All the data should be repeated exactly. Any image in it is left out.

-- start of PROVIDED DATA --

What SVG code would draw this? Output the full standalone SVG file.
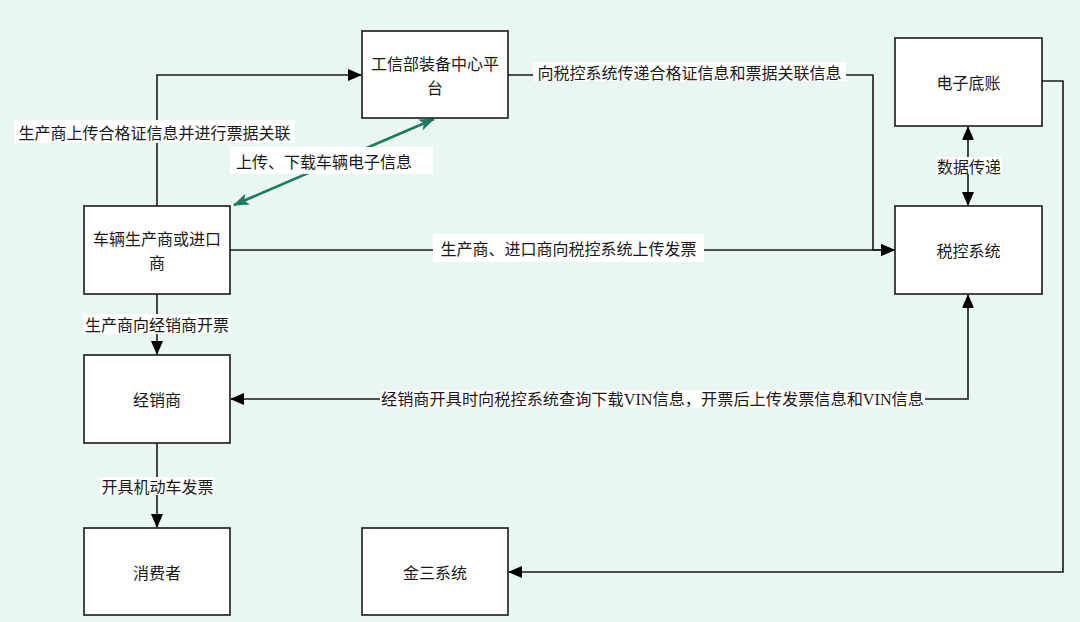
<svg xmlns="http://www.w3.org/2000/svg" width="1080" height="622" viewBox="0 0 1080 622">
<defs>
<style>
.node rect{fill:#fff;stroke:#1a1a1a;stroke-width:1.6}
.node text{font-family:"Noto Sans CJK SC","Liberation Sans",sans-serif;font-size:16px;fill:#1a1a1a;text-anchor:middle;dominant-baseline:central}
.edge{fill:none;stroke:#1a1a1a;stroke-width:1.6}
.green{fill:none;stroke:#1e7a5e;stroke-width:2.6}
.lbg{fill:#fff}
.lbl{font-family:"Noto Sans CJK SC","Liberation Sans",sans-serif;font-size:16px;fill:#1a1a1a;text-anchor:middle;dominant-baseline:central}
.lbls{font-family:"Liberation Serif","Noto Sans CJK SC",serif;font-size:16px;fill:#1a1a1a;text-anchor:middle;dominant-baseline:central}
</style>
<marker id="ah" markerUnits="userSpaceOnUse" markerWidth="14" markerHeight="12" refX="13" refY="6" orient="auto-start-reverse" viewBox="0 0 14 12">
<path d="M0,0 L14,6 L0,12 Z" fill="#000"/>
</marker>
<marker id="ag" markerUnits="userSpaceOnUse" markerWidth="16" markerHeight="12" refX="15" refY="6" orient="auto-start-reverse" viewBox="0 0 16 12">
<path d="M0,0 L16,6 L0,12 L4,6 Z" fill="#1e7a5e"/>
</marker>
</defs>
<rect x="0" y="0" width="1080" height="622" fill="#e8f7f3"/>

<g id="connectors">
<path class="edge" d="M157,206 V75 H361" marker-end="url(#ah)"/>
<path class="green" d="M234,205 L434,119" marker-start="url(#ag)" marker-end="url(#ag)"/>
<path class="edge" d="M508,75 H873 V250 H894" marker-end="url(#ah)"/>
<path class="edge" d="M230,250 H894" marker-end="url(#ah)"/>
<path class="edge" d="M968,166 V127" marker-end="url(#ah)"/>
<path class="edge" d="M968,166 V205" marker-end="url(#ah)"/>
<path class="edge" d="M157,294 V354" marker-end="url(#ah)"/>
<path class="edge" d="M968,295 V399 H231" marker-start="url(#ah)" marker-end="url(#ah)"/>
<path class="edge" d="M157,443 V527" marker-end="url(#ah)"/>
<path class="edge" d="M1042,81 H1063 V572 H509" marker-end="url(#ah)"/>

<rect class="lbg" x="14" y="120" width="281" height="23"/>
<text class="lbl" x="154.5" y="131.5">生产商上传合格证信息并进行票据关联</text>
<rect class="lbg" x="230" y="147" width="203" height="27"/>
<text class="lbl" x="324" y="160.5">上传、下载车辆电子信息</text>
<rect class="lbg" x="533" y="62" width="313" height="19"/>
<text class="lbl" x="689.5" y="71.5">向税控系统传递合格证信息和票据关联信息</text>
<rect class="lbg" x="433" y="234" width="271" height="28"/>
<text class="lbl" x="568.5" y="248">生产商、进口商向税控系统上传发票</text>
<rect class="lbg" x="936" y="157" width="66" height="17"/>
<text class="lbl" x="969" y="165.5">数据传递</text>
<rect class="lbg" x="83" y="314" width="148" height="20"/>
<text class="lbl" x="157" y="324">生产商向经销商开票</text>
<rect class="lbg" x="100" y="477" width="115" height="18"/>
<text class="lbl" x="157.5" y="486">开具机动车发票</text>
<rect class="lbg" x="380" y="390" width="545" height="18"/>
<text class="lbls" x="652.5" y="399" textLength="543" lengthAdjust="spacingAndGlyphs">经销商开具时向税控系统查询下载VIN信息，开票后上传发票信息和VIN信息</text>
</g>

<g id="node-gxb" class="node">
<rect x="362" y="31" width="146" height="87"/>
<text x="435" y="63.3">工信部装备中心平<tspan x="435" dy="23.5">台</tspan></text>
</g>
<g id="node-scs" class="node">
<rect x="84" y="206" width="146" height="88"/>
<text x="157" y="238.3">车辆生产商或进口<tspan x="157" dy="23.5">商</tspan></text>
</g>
<g id="node-dzdz" class="node">
<rect x="895" y="38" width="147" height="88"/>
<text x="968.5" y="82">电子底账</text>
</g>
<g id="node-skxt" class="node">
<rect x="895" y="206" width="147" height="88"/>
<text x="968.5" y="250">税控系统</text>
</g>
<g id="node-jxs" class="node">
<rect x="84" y="355" width="146" height="88"/>
<text x="157" y="399">经销商</text>
</g>
<g id="node-xfz" class="node">
<rect x="84" y="528" width="146" height="87"/>
<text x="157" y="572">消费者</text>
</g>
<g id="node-jsxt" class="node">
<rect x="362" y="528" width="146" height="87"/>
<text x="435" y="572">金三系统</text>
</g>
</svg>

-- end of PROVIDED DATA --

### SOLUTION
What SVG code would draw this? Output the full standalone SVG file.
<svg xmlns="http://www.w3.org/2000/svg" width="1080" height="622" viewBox="0 0 1080 622">
<defs>
<style>
.node rect{fill:#fff;stroke:#1a1a1a;stroke-width:1.6}
.node text{font-family:"Noto Sans CJK SC","Liberation Sans",sans-serif;font-size:16px;fill:#1a1a1a;text-anchor:middle;dominant-baseline:central}
.edge{fill:none;stroke:#1a1a1a;stroke-width:1.6}
.green{fill:none;stroke:#1e7a5e;stroke-width:2.6}
.lbg{fill:#fff}
.lbl{font-family:"Noto Sans CJK SC","Liberation Sans",sans-serif;font-size:16px;fill:#1a1a1a;text-anchor:middle;dominant-baseline:central}
.lbls{font-family:"Liberation Serif","Noto Sans CJK SC",serif;font-size:16px;fill:#1a1a1a;text-anchor:middle;dominant-baseline:central}
</style>
<marker id="ah" markerUnits="userSpaceOnUse" markerWidth="14" markerHeight="12" refX="13" refY="6" orient="auto-start-reverse" viewBox="0 0 14 12">
<path d="M0,0 L14,6 L0,12 Z" fill="#000"/>
</marker>
<marker id="ag" markerUnits="userSpaceOnUse" markerWidth="16" markerHeight="12" refX="15" refY="6" orient="auto-start-reverse" viewBox="0 0 16 12">
<path d="M0,0 L16,6 L0,12 L4,6 Z" fill="#1e7a5e"/>
</marker>
</defs>
<rect x="0" y="0" width="1080" height="622" fill="#e8f7f3"/>

<g id="connectors">
<path class="edge" d="M157,206 V75 H361" marker-end="url(#ah)"/>
<path class="green" d="M234,205 L434,119" marker-start="url(#ag)" marker-end="url(#ag)"/>
<path class="edge" d="M508,75 H873 V250 H894" marker-end="url(#ah)"/>
<path class="edge" d="M230,250 H894" marker-end="url(#ah)"/>
<path class="edge" d="M968,166 V127" marker-end="url(#ah)"/>
<path class="edge" d="M968,166 V205" marker-end="url(#ah)"/>
<path class="edge" d="M157,294 V354" marker-end="url(#ah)"/>
<path class="edge" d="M968,295 V399 H231" marker-start="url(#ah)" marker-end="url(#ah)"/>
<path class="edge" d="M157,443 V527" marker-end="url(#ah)"/>
<path class="edge" d="M1042,81 H1063 V572 H509" marker-end="url(#ah)"/>

<rect class="lbg" x="14" y="120" width="281" height="23"/>
<text class="lbl" x="154.5" y="131.5">生产商上传合格证信息并进行票据关联</text>
<rect class="lbg" x="230" y="147" width="203" height="27"/>
<text class="lbl" x="324" y="160.5">上传、下载车辆电子信息</text>
<rect class="lbg" x="533" y="62" width="313" height="19"/>
<text class="lbl" x="689.5" y="71.5">向税控系统传递合格证信息和票据关联信息</text>
<rect class="lbg" x="433" y="234" width="271" height="28"/>
<text class="lbl" x="568.5" y="248">生产商、进口商向税控系统上传发票</text>
<rect class="lbg" x="936" y="157" width="66" height="17"/>
<text class="lbl" x="969" y="165.5">数据传递</text>
<rect class="lbg" x="83" y="314" width="148" height="20"/>
<text class="lbl" x="157" y="324">生产商向经销商开票</text>
<rect class="lbg" x="100" y="477" width="115" height="18"/>
<text class="lbl" x="157.5" y="486">开具机动车发票</text>
<rect class="lbg" x="380" y="390" width="545" height="18"/>
<text class="lbls" x="652.5" y="399" textLength="543" lengthAdjust="spacingAndGlyphs">经销商开具时向税控系统查询下载VIN信息，开票后上传发票信息和VIN信息</text>
</g>

<g id="node-gxb" class="node">
<rect x="362" y="31" width="146" height="87"/>
<text x="435" y="63.3">工信部装备中心平<tspan x="435" dy="23.5">台</tspan></text>
</g>
<g id="node-scs" class="node">
<rect x="84" y="206" width="146" height="88"/>
<text x="157" y="238.3">车辆生产商或进口<tspan x="157" dy="23.5">商</tspan></text>
</g>
<g id="node-dzdz" class="node">
<rect x="895" y="38" width="147" height="88"/>
<text x="968.5" y="82">电子底账</text>
</g>
<g id="node-skxt" class="node">
<rect x="895" y="206" width="147" height="88"/>
<text x="968.5" y="250">税控系统</text>
</g>
<g id="node-jxs" class="node">
<rect x="84" y="355" width="146" height="88"/>
<text x="157" y="399">经销商</text>
</g>
<g id="node-xfz" class="node">
<rect x="84" y="528" width="146" height="87"/>
<text x="157" y="572">消费者</text>
</g>
<g id="node-jsxt" class="node">
<rect x="362" y="528" width="146" height="87"/>
<text x="435" y="572">金三系统</text>
</g>
</svg>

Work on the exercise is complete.